Losing a baby.

What a ridiculous term. Lose. We didn’t lose anything. Why do we minimalize the grieving process by putting Disney names to it? “Oh,..she passed”. No, passing is what you do when you are stuck behind a 94 year old sunday driver in no hurry to get home to watch the football game. Died. Dead. If we are so afraid of saying the word ‘Death’, then why don’t we just say it how it is?…I had something special in my life, now it is gone and there is a big gaping hole where that something used to be, and even though I am tough and strong I cry like a kid sometimes just remembering what used to be.

I thought that words like death were supposed to sum all that up in a shorter effort so that in the midst of grieving you could say what happened without have to sob through a big long paragraph description, but now apparently death just means that we lost something.

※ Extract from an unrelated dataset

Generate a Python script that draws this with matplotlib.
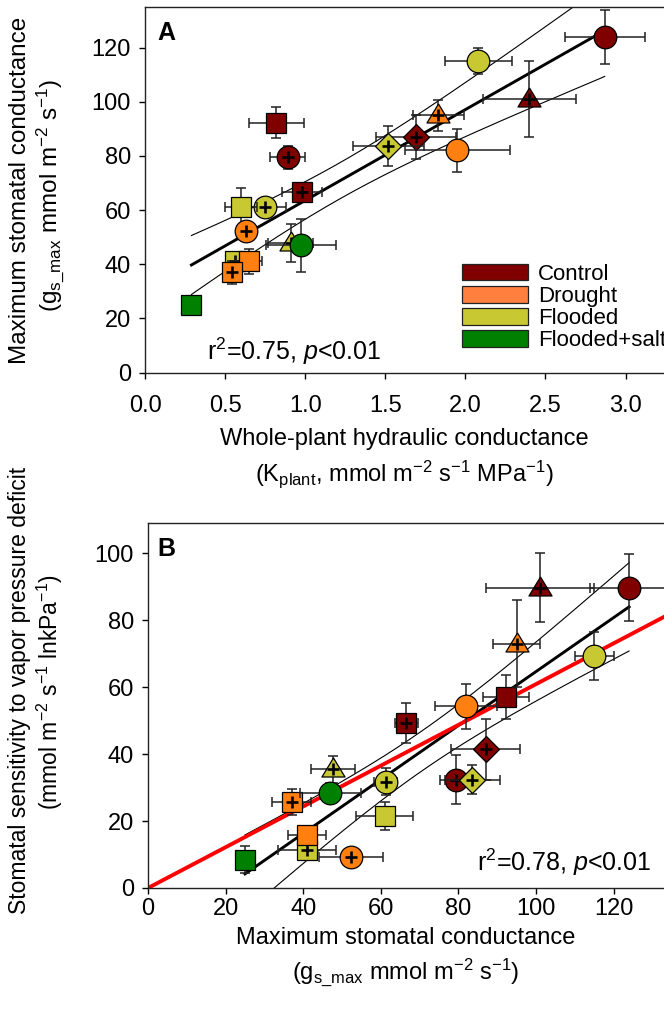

Fetuses die. Just because its supposedly a common thing doesn’t mean that its easier for me. ‘They’ say that one in four fetuses self abort for a vastly varied number of reasons. I guess that later on it can potentially be comforting to know that you aren’t the only one going through something, but at the time it sucks..and just because it happened to someone else doesn’t mean it sucks less this time.

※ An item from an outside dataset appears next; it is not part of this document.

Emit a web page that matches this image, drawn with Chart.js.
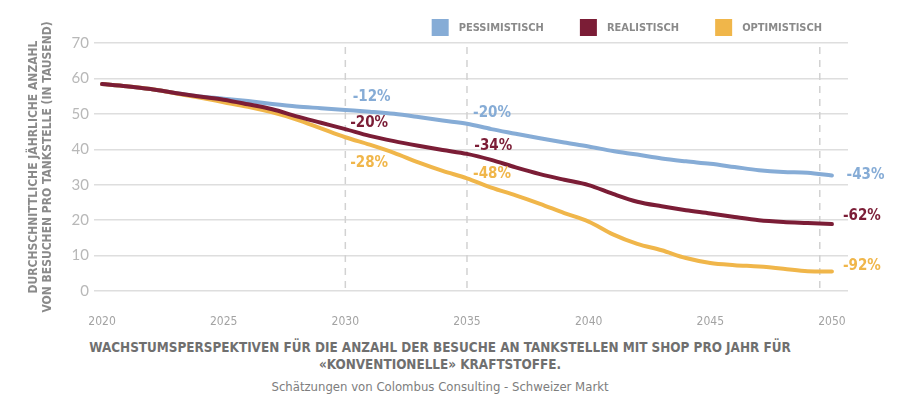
<!DOCTYPE html>
<html>
<head>
<meta charset="utf-8">
<script src="https://cdn.jsdelivr.net/npm/chart.js@4.4.1/dist/chart.umd.min.js"></script>
<style>
  body { margin: 0; background: #fff; }
  #wrap { position: relative; width: 900px; height: 405px; overflow: hidden; }
  #chartBox { position: absolute; left: 0; top: 0; width: 900px; height: 330px; }
  .cap { position: absolute; left: 0; width: 880px; text-align: center; font-family: 'Liberation Sans Narrow', 'DejaVu Sans Condensed', sans-serif; }
  #title { top: 339px; font-size: 13.4px; font-weight: bold; line-height: 17px; color: #6f6f6f; }
  #source { top: 379px; font-size: 13px; color: #7d7d7d; }
</style>
</head>
<body>
<div id="wrap">
  <div id="chartBox"><canvas id="chart"></canvas></div>
  <div id="title" class="cap">WACHSTUMSPERSPEKTIVEN FÜR DIE ANZAHL DER BESUCHE AN TANKSTELLEN MIT SHOP PRO JAHR FÜR<br>«KONVENTIONELLE» KRAFTSTOFFE.</div>
  <div id="source" class="cap">Schätzungen von Colombus Consulting - Schweizer Markt</div>
</div>
<script>
// values (thousand visits per station per year)
const years = [2020, 2021, 2022, 2023, 2024, 2025, 2026, 2027, 2028, 2029, 2030,
  2031, 2032, 2033, 2034, 2035, 2036, 2037, 2038, 2039, 2040,
  2041, 2042, 2043, 2044, 2045, 2046, 2047, 2048, 2049, 2050];
const pessimistisch = [58.4, 57.8, 57.0, 55.9, 54.9, 54.3, 53.6, 52.8, 52.1, 51.6, 51.1,
  50.6, 50.0, 49.1, 48.1, 47.2, 45.7, 44.4, 43.1, 41.9, 40.8,
  39.5, 38.5, 37.4, 36.6, 35.9, 35.0, 34.1, 33.6, 33.4, 32.6];
const realistisch = [58.4, 57.8, 57.0, 55.9, 54.9, 54.0, 52.7, 51.3, 49.3, 47.5, 45.7,
  43.8, 42.3, 41.0, 39.8, 38.7, 37.0, 34.9, 33.0, 31.4, 29.9,
  27.4, 25.2, 23.9, 22.8, 21.9, 20.9, 20.0, 19.5, 19.2, 18.9];
const optimistisch = [58.4, 57.8, 57.0, 55.8, 54.6, 53.3, 52.0, 50.4, 48.4, 45.9, 43.4,
  41.3, 39.0, 36.3, 33.9, 31.8, 29.2, 27.0, 24.6, 22.0, 19.6,
  16.0, 13.3, 11.5, 9.3, 7.9, 7.3, 6.9, 6.3, 5.6, 5.5];

const seriesNames = ['PESSIMISTISCH', 'REALISTISCH', 'OPTIMISTISCH'];
const xTicks = [2020, 2025, 2030, 2035, 2040, 2045, 2050];
const dashYears = [2030, 2035, 2049.5];

// percentage notes: text, series index, anchor in data units
const noteText = ['-12%', '-20%', '-28%', '-20%', '-34%', '-48%', '-43%', '-62%', '-92%'];
const noteSeries = [0, 1, 2, 0, 1, 2, 0, 1, 2];
const noteYear = [2030.3, 2030.2, 2030.2, 2035.25, 2035.3, 2035.25, 2050.6, 2050.45, 2050.45];
const noteValue = [54.8, 47.5, 36.2, 50.3, 41.0, 33.0, 32.8, 21.2, 7.1];

const colors = ['#86acd6', '#7b1d36', '#f0b64a'];
const narrow = "'Liberation Sans Narrow', 'DejaVu Sans Condensed', sans-serif";

const toPoints = (arr) => years.map((y, i) => ({ x: y, y: arr[i] }));

const dashPlugin = {
  id: 'dashLines',
  beforeDatasetsDraw(chart) {
    const { ctx, chartArea, scales } = chart;
    ctx.save();
    ctx.strokeStyle = '#d2d2d2';
    ctx.lineWidth = 1.5;
    ctx.setLineDash([7, 6]);
    dashYears.forEach((yr) => {
      const x = scales.x.getPixelForValue(yr);
      ctx.beginPath();
      ctx.moveTo(x, chartArea.top + 4);
      ctx.lineTo(x, chartArea.bottom);
      ctx.stroke();
    });
    ctx.restore();
  }
};

const notesPlugin = {
  id: 'notes',
  afterDatasetsDraw(chart) {
    const { ctx, scales } = chart;
    ctx.save();
    ctx.font = 'bold 15px ' + narrow;
    ctx.textAlign = 'left';
    ctx.textBaseline = 'middle';
    noteText.forEach((t, i) => {
      ctx.fillStyle = chart.data.datasets[noteSeries[i]].borderColor;
      ctx.fillText(t, scales.x.getPixelForValue(noteYear[i]), scales.y.getPixelForValue(noteValue[i]));
    });
    ctx.restore();
  }
};

// legend drawn at the top right, boxes + labels
const legendPlugin = {
  id: 'topLegend',
  afterDraw(chart) {
    const { ctx, chartArea } = chart;
    const ds = chart.data.datasets;
    ctx.save();
    ctx.font = 'bold 11px ' + narrow;
    ctx.textBaseline = 'middle';
    ctx.textAlign = 'left';
    let x = chartArea.right - 26;
    for (let i = ds.length - 1; i >= 0; i--) {
      const w = ctx.measureText(ds[i].label).width;
      const tx = x - w;
      const bx = tx - 10 - 17;
      ctx.fillStyle = ds[i].borderColor;
      ctx.fillRect(bx, 19, 17, 17);
      ctx.fillStyle = '#8a8a8a';
      ctx.fillText(ds[i].label, tx, 28);
      x = bx - 36;
    }
    ctx.restore();
  }
};

new Chart(document.getElementById('chart'), {
  type: 'line',
  data: {
    datasets: [
      { label: seriesNames[0], data: toPoints(pessimistisch), borderColor: colors[0], backgroundColor: colors[0], order: 2 },
      { label: seriesNames[1], data: toPoints(realistisch), borderColor: colors[1], backgroundColor: colors[1], order: 0 },
      { label: seriesNames[2], data: toPoints(optimistisch), borderColor: colors[2], backgroundColor: colors[2], order: 1 },
    ],
  },
  options: {
    responsive: true,
    maintainAspectRatio: false,
    animation: false,
    layout: { padding: { top: 43, right: 52, left: 0, bottom: 0 } },
    elements: {
      line: { borderWidth: 4, tension: 0.4, cubicInterpolationMode: 'monotone', borderCapStyle: 'round' },
      point: { radius: 0, hoverRadius: 0 },
    },
    plugins: {
      legend: { display: false },
      tooltip: { enabled: false },
    },
    scales: {
      x: {
        type: 'linear',
        min: 2019.67,
        max: 2050.66,
        afterBuildTicks: (scale) => { scale.ticks = xTicks.map((v) => ({ value: v })); },
        afterFit: (scale) => { scale.height = 39; },
        grid: { display: false },
        border: { display: false },
        ticks: {
          padding: 16,
          maxRotation: 0,
          autoSkip: false,
          color: '#a3a3a3',
          font: { family: narrow, size: 12 },
          callback: (v) => String(v),
        },
      },
      y: {
        min: 0,
        max: 70,
        afterFit: (scale) => { scale.width = 94; },
        grid: { color: '#dedede', lineWidth: 1.5, drawTicks: false },
        border: { display: false },
        ticks: {
          stepSize: 10,
          padding: 5,
          color: '#b8b8b8',
          font: { family: 'Lato', size: 15 },
        },
        title: {
          display: true,
          text: ['DURCHSCHNITTLICHE JÄHRLICHE ANZAHL', 'VON BESUCHEN PRO TANKSTELLE (IN TAUSEND)'],
          color: '#8a8a8a',
          font: { family: narrow, size: 12, weight: 'bold', lineHeight: 1.17 },
          padding: { top: 27, bottom: 0 },
        },
      },
    },
  },
  plugins: [dashPlugin, notesPlugin, legendPlugin],
});
</script>
</body>
</html>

“It gets easier”…no..it doesn’t. We decided not to tell anyone this time. Why go through what we went through last time. Last time we did everything right. We bought all the right books, we started kicking around great baby names and we started thinking about ways to baby proof our very ‘non baby ready’ home. We did it all right and it all turned out wrong.

This time we took the test, then took it again, and then one more time just to be sure. Success. It was time to start moving forward again. No more dealing with feelings of being stuck in the mud with the world passing me by. After a very brief talk we agreed not to tell anyone. We wanted to wait until we were sure we were safe this time…we could wait until the sixth month right? So what if people thought Amanda was ‘filling out’ a bit. At least with no one knowing, we could control the excitement. We had no one to disappoint but ourselves this time.

I was working out of town when I got the phone call last week. “Its happening again”. No need to elaborate. When you have gone through it once, you just know when its happening again. It didn’t take long to realize that we needed friends around and that it was important to have family know what was going on. We really appreciate people praying for us and asking how we are doing. We had some good friends over this weekend who miscarried only a couple weeks ago, she said that nobody can ever really understand how to tell you that they are sorry for what you are going through unless you can see the same pain in their eyes. I agree, but I also appreciate it when people try their best to show that they are my friends and that they support us because you don’t always have to understand in order offer comfort and support.

Its with a heavy heart that I end this post. I feel that even though its understandable to try to stifle your excitement the second time around because you understand the possibilities of what could go wrong, its unfair to withhold any emotional attachment because of negative things that could happen. If you live your life wound up tight, worrying about what might go wrong, I think it will always be a struggle to fully enjoy things when they do go right. So I am glad that even though I tried my best to suppress my emotional attachment, when I sat on a log crying last week I was relieved to discover that I was already in love with another lost child. When we start withholding love in order to protect ourselves, we actually end up robbing ourselves as well as others of so much potential joy. Thanks to everyone who supported us last time, and we really do appreciate the encouraging support that we are receiving this time.  Its hard, but it helps make me more and more appreciative of the things I do have.

3 Comments

  1. I’m really sorry, you guys. I know when I talked to Amanda about your first baby, I started choking up just talking to her about it – I can’t imagine the pain when it’s your own. A baby’s death is always hard. So hard. And I’m so so sorry you had to experience it again.
    You guys are in my thoughts and prayers as you work through the grieving process again.
    Love you both. Ang

  2. J0-Ben…you know our thoughts and prayers and emotions for you both! We LOVE YOU!!!! Mom

  3. We are so sorry that yet another baby died. How devastating for you. Our prayers and compassion are with you.